Now I find the adulation was entirely due to his political stance: a stubborn conviction in personal liberty and human rights and the need for government to be liberal — in the European sense — i.e. lenient; and loud, clear and courageous defense of these principles in the face of professional disadvantage and perhaps personal danger.
Because it could not have possibly been based on admiration for his learning, or wisdom, or — well, actually having something new and original and insightful to say. Reading him today — reading his poetry, reviews, travelogues, and novels — I find his writing… disappointing: the man’s pen was fluent, and his tongue very sharp, but… kind of silly. Yes, I suppose it is funny to begin the review of a theater piece entitled A Piece of Paper with the words: “it wasn’t a piece of paper, it was a roll”. Especially on a Friday evening, after the first aperitif. But were people really waiting for his weekly theater reviews with baited breath? They are a kind of Great Sahel Barbecue: all fire and smoke and — no actual flesh to eat beyond some charred locusts.
In his old age, Iwaszkiewicz observed somewhere in his memoirs that falling under Słonimski’s spell at a young age prevented him from developing his intellect. In his own words, it made him… dumb. Reading Słonimski now I can see these words confirmed. Słonimski’s travelogue from Brazil is really among the dumbest things I have ever read beyond page 1. He was not curious to learn a thing; and all the time he was miserable because he was missing the cafe life of Warsaw. He was missing the verbal fireworks of a fast and furious give and take, the sparring over this and that, the conversation. Conversation not as a way of learning something, of arriving at some facts, or knowledge, or understanding, but as a kind of… boxing match.

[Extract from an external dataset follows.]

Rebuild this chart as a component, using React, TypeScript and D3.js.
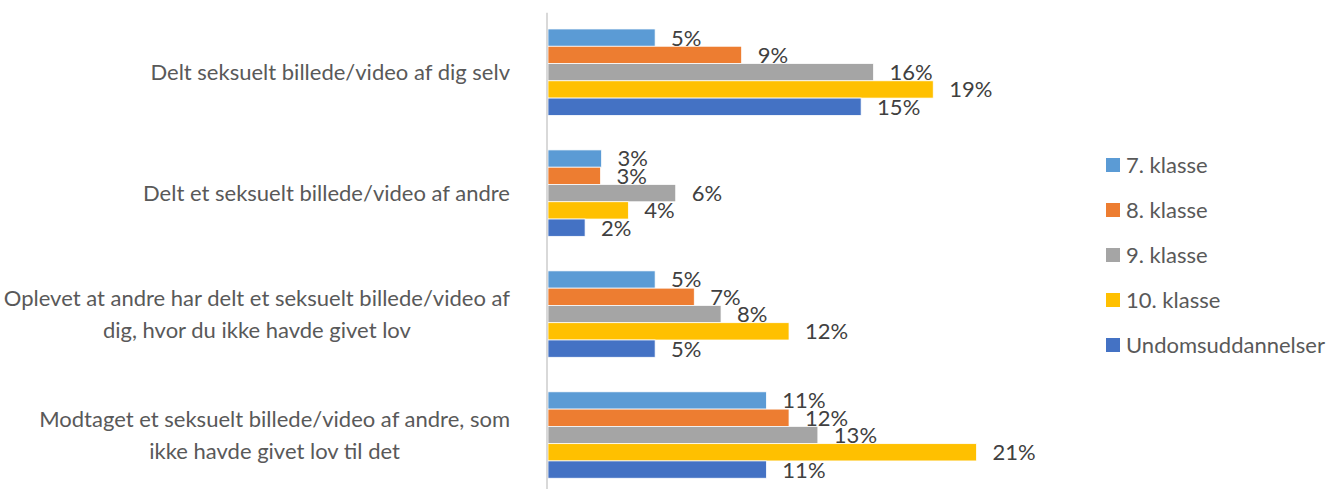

Come to think about it, I cannot remember when was the last time I have had a conversation like this — a conversation in which I have actually learned something. Small wonder perhaps that Słonimski was admired — in a world without good conversations, a brilliant conversation is king.
(Or that Voltaire was admired. Indeed, there is a strong similarity to Voltaire: the same wit — brilliant, aggressive, biting: ideal for coffe-shop-cum-salon life. And the same solid, reliable, admirable moral compass. And, in old age at least, the courage to stand for the values it pointed to).
I have had to put aside all books for several days. Reading of Słonimski overfilled the cup of disappointment with the world of humans. I spent two days in dark despondency. Things did not get better until three days later when in the Botanical Garden I came upon a bunya-bunya. When you get to be my age, when you have met as many people as I have, and read as many books as I have, you find that trees are more interesting, and, in a way… more solid. In the world of trees you can’t befuddle others — or yourself — with brilliant but empty talk.